By the voltage gain formula where $A$ represents the operational amplifier (op-amp) voltage gain,

\begin{align} A_{\text{voltage}}&=\frac{V_\text{out}}{V_\text{in}}=-\frac{R_F}{R_1}=-\frac{470\:\Omega}{10\:\Omega}\\ &=-47 \end{align}

The magnitude is all that is required, so $\mid A_{\text{voltage}}\mid=47$ is the answer.

Applying the ideal operational amplifier constraints we can determine circuit behavior.

Infinite gain implies zero difference between the inputs at steady state.
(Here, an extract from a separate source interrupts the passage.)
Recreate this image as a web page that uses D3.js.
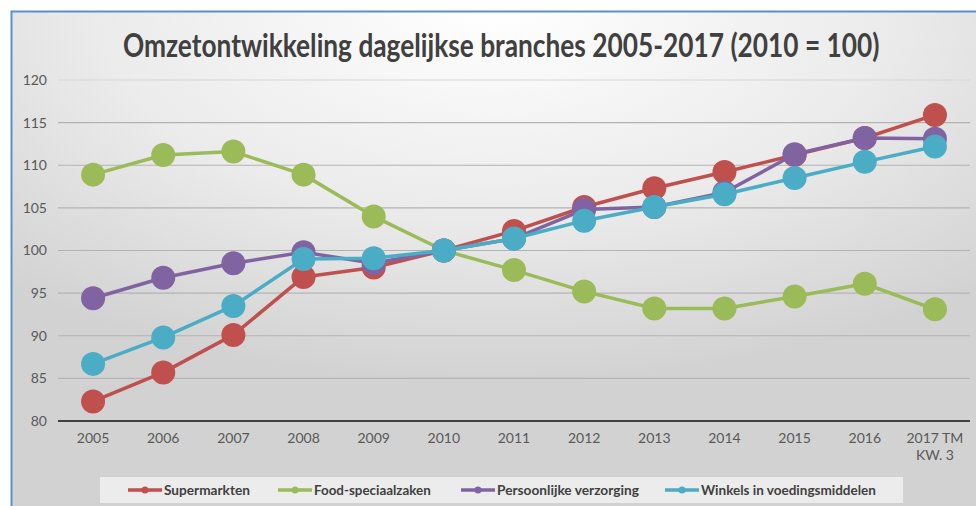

Therefore the node at the negative input will be ground or 0 V. (a)

Infinite input impedance means that all current that flows through $R1$ must flow out through $R_F$. (b)

Putting (a) and (b) together for an input voltage V, will induce a current in R1 which is $I = \frac{(V_{\text{in}}-0)}{R1}$, which must equal the current in $R_F$ which is $I = \frac{(0-V_{\text{out}})}{R_F}$.

From this, $\frac{V_{\text{in}}}{R1} = -\frac{V_{\text{out}}}{R_F}$. Rearranging by multiply everything by $R_F$ and dividing everything by $V_{\text{in}}$ to get $\frac{R_F}{R1} = -\frac{V_{\text{out}}}{V_{\text{in}}}$. Therefore in this configuration the gain is $-\frac{R_F}{R1}$ which is $-\frac{470\:\Omega}{10\:\Omega}$ or $-47$. Again, because the only the magnitude is requested, the negative sign can be dropped.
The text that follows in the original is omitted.